The third link is to a dead site titled "Residue control in Canada: Report on the surveillance of antibiotic and hormone residues in meat". It has a banner at the top saying it is no longer being updated, and it is about antibiotics and growth hormones used to increase production in meat animals, only two of the many dangerous types of drugs. Moreover the linked page has no mention of horse meat and there are not any statistics.

The forth link is a report on an EU mission to Mexico in 2008. The report contains references to significant drug residues found in horse meat! It goes on to criticize the entire Mexican system, and talks about the fact that new protocols are being implemented. In other words, the report disproves Sue's claims and is not the most recent one.

The correct report is Ref. Ares(2011)398056 - 11/04/2011 (April 11, 2011). It covers a mission that took place between 22 November and 3 December of 2010. This is the report that most advocates have been pointing to. Unlike the report Sue sited above, this report is entirely about horse meat. The report discusses the voluntary certification system that Mexico is now using to document drug histories.

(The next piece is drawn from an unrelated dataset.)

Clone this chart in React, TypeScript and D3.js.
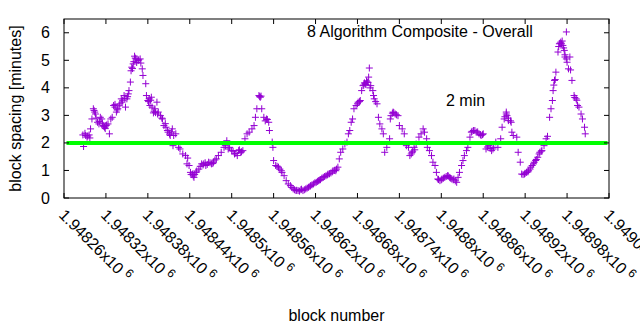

This system is similar to the Canadian EID document except microchips are placed in the horses before they cross the border (nobody really understands what purpose they serve at that point, since the horse's history is completely unknown).

Contrary to Sue's allegations, the new report found 19 sampled horses in 2008 and 9 in 2009 were positive for prohibited substances. It does not say how many samples were taken. All of the horses were accompanied by sworn statements that they had not been given prohibited substances.

One has to wonder how Ms. Wallis can scream what liars "animal rights activists" are and then provide links showing either nothing or that she is the one who is the liar.